Comme dans le cas précédent, les requérants ne pouvaient ignorer qu'ils allaient à l'échec. Mais là encore, l'objet n'était pas de demander le respect d'un droit qu'ils avaient eux-même allègrement bafoué. L'objet était de cristalliser une opposition militante en instrumentalisant le juge des référés.

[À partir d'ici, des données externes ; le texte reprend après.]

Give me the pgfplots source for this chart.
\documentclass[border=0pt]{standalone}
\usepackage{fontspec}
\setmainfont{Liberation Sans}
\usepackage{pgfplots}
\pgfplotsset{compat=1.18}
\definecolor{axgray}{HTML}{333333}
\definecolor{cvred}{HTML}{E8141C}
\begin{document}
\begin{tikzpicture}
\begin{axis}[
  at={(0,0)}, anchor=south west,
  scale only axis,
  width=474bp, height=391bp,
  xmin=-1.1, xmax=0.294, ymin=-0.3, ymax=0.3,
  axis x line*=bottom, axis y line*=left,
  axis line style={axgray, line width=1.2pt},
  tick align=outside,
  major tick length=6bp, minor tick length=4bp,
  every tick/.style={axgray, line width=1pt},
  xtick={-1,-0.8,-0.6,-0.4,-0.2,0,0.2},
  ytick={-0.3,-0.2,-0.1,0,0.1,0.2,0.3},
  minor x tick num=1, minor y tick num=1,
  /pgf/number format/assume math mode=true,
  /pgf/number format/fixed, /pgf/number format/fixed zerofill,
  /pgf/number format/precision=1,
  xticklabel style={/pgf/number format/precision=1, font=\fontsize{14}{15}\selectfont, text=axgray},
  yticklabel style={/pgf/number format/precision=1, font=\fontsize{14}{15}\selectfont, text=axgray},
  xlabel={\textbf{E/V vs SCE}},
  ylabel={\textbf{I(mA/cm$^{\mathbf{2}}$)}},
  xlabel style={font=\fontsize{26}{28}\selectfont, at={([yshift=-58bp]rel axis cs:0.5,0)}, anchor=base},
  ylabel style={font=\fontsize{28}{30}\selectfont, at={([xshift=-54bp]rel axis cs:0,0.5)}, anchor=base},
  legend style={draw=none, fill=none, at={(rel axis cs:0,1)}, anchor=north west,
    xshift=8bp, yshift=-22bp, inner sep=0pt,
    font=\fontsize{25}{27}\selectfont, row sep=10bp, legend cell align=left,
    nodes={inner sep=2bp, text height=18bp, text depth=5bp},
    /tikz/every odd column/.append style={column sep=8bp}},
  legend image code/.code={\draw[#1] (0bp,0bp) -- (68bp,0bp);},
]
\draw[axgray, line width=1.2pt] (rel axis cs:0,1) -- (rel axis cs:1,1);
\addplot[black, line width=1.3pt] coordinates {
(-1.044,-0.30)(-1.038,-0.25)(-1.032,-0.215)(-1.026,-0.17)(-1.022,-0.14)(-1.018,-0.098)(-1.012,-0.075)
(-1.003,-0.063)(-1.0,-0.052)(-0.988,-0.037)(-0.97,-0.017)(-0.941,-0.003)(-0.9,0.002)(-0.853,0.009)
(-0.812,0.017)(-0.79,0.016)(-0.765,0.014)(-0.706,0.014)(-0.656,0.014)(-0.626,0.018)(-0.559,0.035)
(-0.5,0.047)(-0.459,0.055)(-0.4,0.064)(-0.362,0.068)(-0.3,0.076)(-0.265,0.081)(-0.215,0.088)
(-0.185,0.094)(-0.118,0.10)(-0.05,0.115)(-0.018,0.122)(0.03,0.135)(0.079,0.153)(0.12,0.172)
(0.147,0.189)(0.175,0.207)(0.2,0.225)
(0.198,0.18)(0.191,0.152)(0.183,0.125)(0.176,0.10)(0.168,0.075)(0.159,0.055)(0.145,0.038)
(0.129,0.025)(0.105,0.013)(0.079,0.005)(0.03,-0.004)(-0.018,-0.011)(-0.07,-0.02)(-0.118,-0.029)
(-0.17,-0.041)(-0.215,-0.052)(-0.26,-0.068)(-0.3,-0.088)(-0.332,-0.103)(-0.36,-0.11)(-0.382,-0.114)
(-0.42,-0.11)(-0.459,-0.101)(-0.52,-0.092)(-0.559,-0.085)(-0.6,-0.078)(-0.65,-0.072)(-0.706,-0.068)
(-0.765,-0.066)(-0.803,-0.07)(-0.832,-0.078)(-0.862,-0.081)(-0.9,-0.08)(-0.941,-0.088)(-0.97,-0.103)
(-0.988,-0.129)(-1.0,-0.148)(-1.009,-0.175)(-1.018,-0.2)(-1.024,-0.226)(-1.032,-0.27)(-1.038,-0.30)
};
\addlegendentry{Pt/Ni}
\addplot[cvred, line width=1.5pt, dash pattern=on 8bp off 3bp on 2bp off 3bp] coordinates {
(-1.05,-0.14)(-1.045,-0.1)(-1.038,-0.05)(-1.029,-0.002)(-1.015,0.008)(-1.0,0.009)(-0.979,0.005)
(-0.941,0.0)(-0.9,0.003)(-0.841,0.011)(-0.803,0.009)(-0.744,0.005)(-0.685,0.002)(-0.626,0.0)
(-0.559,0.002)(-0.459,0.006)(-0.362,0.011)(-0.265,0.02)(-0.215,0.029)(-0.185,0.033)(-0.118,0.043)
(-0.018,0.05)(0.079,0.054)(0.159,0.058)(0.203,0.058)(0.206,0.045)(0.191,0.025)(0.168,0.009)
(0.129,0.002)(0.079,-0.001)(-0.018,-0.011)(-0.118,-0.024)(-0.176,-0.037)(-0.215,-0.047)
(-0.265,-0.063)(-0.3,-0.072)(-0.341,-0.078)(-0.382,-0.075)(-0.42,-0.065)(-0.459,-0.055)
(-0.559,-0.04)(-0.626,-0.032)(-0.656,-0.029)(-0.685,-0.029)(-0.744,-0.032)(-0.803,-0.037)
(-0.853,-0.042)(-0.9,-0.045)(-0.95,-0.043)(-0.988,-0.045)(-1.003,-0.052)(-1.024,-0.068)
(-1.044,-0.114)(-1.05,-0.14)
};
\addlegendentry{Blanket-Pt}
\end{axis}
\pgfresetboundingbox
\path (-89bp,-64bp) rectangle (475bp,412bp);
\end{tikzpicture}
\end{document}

Ces pratiques reposent ainsi sur deux préoccupations. L'une, illustrée par la décision de la Chambre criminelle, est purement individuelle. Mise en oeuvre par d'excellents avocats pénalistes, elle vise à retarder autant que possible une enquête ou une instruction visant leur client. La pratique n'a rien de nouveau, bien entendu, mais la problème réside dans le fait qu'il devient possible d'échelonner dans le temps toute une série de requêtes. On pourrait ainsi se demander si une réforme n'est pas envisageable, par exemple pour réunir l'ensemble de recours concernant une enquête préliminaire à la fin de celle-ci. L'impact sur la durée de l'enquête serait loin d'être négligeable.
L'autre préoccupation, illustrée par l'ordonnance de référé du tribunal administratif de Toulouse, semble reposer sur la pratique du Lawfare, que l'on peut définir comme l'utilisation stratégique du droit. Il s'agit en fait de gagner une bataille médiatique, militante, mais certainement pas juridique. On ne revendique pas l'accès au juge, mais bien davantage l'accès aux médias. On instrumentalise le juge à d'autres fins que celle de rendre la justice. Bien entendu, cela ne remet pas en cause la procédure de référé qui, en tant que telle, est un instrument puissant et utile pour la protection des libertés, au point que le recours pour excès de pouvoir passe désormais au second plan. Mais il serait sans doute nécessaire d'engager une réflexion sur les moyens à donner au juge pour qu'il puisse se défendre contre cette instrumentalisation.